— SHORT TASK —
Starting at the first line of the listing below, repeat each line exactly until the line containing "wavelength in nm", which you include. Leave out pictures.

───

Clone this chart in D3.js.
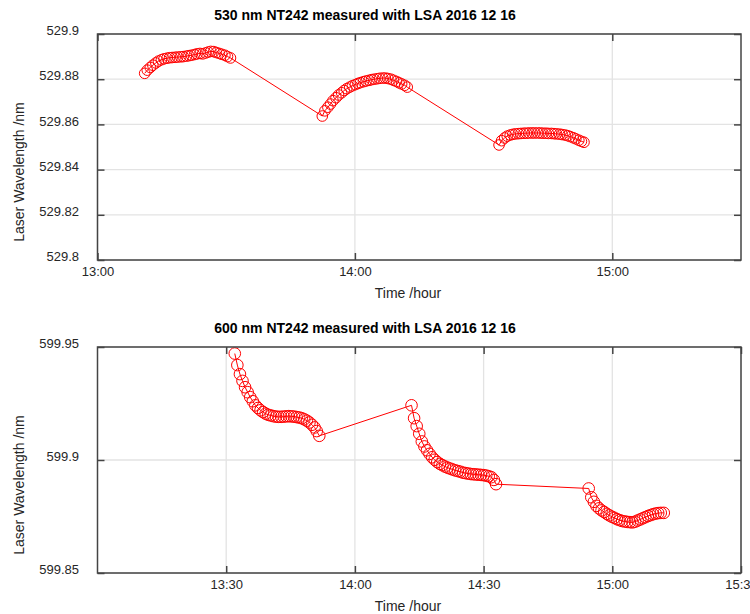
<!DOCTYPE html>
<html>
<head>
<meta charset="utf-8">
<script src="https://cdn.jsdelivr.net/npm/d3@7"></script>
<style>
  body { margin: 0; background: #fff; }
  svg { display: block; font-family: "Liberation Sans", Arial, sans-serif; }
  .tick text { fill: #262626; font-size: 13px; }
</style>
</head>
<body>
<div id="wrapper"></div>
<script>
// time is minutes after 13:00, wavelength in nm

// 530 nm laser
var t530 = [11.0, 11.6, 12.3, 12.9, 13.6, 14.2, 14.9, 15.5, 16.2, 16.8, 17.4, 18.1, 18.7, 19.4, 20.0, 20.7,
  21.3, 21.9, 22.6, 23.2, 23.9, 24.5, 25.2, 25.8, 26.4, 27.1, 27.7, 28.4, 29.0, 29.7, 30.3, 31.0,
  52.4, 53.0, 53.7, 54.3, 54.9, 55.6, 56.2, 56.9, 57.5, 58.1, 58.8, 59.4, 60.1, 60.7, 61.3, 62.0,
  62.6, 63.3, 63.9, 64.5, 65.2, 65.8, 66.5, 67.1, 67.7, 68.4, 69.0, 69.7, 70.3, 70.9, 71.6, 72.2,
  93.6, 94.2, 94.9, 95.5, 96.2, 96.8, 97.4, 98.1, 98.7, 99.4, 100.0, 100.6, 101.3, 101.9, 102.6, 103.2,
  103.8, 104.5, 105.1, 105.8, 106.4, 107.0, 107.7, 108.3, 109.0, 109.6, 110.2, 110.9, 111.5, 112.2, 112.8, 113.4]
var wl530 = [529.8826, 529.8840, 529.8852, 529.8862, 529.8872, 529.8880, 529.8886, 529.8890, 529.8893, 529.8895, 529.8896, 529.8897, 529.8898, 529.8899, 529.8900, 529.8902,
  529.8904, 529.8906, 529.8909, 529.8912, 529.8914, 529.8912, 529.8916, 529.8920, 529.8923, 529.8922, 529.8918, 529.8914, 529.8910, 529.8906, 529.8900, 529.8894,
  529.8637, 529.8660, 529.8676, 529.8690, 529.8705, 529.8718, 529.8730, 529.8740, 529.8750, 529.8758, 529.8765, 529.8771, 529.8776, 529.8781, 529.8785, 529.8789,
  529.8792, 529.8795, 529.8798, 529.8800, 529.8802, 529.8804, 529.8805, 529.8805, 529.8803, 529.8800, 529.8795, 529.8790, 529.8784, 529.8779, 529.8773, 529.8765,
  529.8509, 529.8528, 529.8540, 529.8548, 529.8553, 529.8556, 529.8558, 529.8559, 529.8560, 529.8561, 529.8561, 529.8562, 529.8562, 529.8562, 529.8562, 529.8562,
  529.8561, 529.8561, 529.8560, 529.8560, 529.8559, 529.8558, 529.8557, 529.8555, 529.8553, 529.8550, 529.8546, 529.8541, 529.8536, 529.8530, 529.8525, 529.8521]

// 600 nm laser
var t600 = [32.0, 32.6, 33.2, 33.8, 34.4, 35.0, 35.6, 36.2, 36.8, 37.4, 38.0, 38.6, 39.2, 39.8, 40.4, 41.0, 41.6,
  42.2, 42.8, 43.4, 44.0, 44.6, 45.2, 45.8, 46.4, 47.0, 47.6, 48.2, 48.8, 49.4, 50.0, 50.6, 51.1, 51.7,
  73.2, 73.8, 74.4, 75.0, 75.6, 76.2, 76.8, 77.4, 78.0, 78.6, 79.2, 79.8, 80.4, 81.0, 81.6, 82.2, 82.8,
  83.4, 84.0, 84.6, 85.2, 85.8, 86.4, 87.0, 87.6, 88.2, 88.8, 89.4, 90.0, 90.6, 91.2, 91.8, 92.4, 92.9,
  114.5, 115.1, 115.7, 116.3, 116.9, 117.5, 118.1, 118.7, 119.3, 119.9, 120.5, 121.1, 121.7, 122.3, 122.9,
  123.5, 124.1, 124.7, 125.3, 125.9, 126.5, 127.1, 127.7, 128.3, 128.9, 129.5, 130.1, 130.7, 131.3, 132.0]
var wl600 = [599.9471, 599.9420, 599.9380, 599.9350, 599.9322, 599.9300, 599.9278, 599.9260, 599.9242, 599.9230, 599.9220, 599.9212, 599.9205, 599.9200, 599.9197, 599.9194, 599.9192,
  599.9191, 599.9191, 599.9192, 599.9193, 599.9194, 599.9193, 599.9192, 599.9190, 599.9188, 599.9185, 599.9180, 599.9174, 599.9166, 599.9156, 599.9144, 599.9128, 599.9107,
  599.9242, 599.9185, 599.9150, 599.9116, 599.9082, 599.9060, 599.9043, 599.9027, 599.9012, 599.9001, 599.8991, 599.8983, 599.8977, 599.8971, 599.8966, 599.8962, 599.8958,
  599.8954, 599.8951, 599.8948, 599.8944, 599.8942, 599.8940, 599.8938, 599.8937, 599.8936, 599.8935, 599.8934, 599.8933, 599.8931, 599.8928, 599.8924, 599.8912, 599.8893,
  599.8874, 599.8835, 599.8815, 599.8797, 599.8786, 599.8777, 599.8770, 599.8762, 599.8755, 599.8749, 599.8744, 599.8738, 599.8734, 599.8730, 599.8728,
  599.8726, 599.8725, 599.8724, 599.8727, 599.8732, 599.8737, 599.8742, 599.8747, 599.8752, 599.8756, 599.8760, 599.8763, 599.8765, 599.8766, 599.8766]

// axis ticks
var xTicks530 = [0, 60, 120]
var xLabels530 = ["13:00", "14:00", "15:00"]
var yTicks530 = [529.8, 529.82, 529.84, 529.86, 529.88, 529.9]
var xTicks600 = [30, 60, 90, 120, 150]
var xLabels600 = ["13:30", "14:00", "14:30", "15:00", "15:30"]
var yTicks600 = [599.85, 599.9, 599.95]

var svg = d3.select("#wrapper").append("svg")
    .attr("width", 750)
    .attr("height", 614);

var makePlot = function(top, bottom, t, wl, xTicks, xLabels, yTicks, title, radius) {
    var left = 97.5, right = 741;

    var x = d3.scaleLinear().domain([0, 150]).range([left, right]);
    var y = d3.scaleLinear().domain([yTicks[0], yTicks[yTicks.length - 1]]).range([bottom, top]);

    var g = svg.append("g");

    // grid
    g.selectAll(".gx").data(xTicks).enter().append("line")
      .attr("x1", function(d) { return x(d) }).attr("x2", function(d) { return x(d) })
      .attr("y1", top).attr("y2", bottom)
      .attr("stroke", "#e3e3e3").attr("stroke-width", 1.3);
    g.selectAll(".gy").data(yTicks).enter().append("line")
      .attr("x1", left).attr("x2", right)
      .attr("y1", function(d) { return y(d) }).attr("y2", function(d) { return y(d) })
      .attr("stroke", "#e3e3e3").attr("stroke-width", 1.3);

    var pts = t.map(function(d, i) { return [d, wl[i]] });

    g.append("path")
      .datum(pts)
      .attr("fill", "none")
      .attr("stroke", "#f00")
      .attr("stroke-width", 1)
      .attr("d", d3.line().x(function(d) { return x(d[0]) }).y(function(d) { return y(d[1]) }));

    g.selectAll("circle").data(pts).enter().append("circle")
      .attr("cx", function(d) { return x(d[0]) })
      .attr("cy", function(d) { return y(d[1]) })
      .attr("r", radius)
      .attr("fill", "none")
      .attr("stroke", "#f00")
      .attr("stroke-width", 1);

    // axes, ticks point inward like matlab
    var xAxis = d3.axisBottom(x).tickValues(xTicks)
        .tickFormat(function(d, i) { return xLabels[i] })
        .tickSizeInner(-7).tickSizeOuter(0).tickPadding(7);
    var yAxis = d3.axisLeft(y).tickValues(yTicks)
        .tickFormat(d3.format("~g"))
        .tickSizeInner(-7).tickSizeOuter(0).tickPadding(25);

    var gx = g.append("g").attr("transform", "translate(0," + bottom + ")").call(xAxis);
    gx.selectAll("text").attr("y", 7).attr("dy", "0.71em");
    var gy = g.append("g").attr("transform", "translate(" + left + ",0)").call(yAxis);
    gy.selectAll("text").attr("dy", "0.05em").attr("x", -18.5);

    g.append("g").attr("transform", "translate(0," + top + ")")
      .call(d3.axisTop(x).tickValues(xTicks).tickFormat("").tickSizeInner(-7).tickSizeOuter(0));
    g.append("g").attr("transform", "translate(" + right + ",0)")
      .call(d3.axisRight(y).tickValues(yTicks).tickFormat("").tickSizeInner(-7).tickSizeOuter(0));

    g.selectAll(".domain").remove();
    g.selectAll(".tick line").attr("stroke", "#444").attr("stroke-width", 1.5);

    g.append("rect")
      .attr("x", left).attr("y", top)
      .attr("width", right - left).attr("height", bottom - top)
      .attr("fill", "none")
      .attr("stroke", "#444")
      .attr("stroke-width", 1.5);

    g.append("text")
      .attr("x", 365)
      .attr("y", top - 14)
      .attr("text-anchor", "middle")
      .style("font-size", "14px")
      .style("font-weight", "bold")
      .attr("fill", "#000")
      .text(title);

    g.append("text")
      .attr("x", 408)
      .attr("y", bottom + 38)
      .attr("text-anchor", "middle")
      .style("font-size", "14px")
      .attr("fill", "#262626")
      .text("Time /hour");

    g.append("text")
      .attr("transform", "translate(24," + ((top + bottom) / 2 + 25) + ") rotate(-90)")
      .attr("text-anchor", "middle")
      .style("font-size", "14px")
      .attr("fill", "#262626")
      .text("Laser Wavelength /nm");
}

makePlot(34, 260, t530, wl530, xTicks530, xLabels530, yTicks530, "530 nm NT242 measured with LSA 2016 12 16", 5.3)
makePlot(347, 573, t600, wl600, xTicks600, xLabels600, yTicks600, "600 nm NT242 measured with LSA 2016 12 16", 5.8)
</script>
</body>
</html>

───

— EXPECTED ANSWER —
Clone this chart in D3.js.
<!DOCTYPE html>
<html>
<head>
<meta charset="utf-8">
<script src="https://cdn.jsdelivr.net/npm/d3@7"></script>
<style>
  body { margin: 0; background: #fff; }
  svg { display: block; font-family: "Liberation Sans", Arial, sans-serif; }
  .tick text { fill: #262626; font-size: 13px; }
</style>
</head>
<body>
<div id="wrapper"></div>
<script>
// time is minutes after 13:00, wavelength in nm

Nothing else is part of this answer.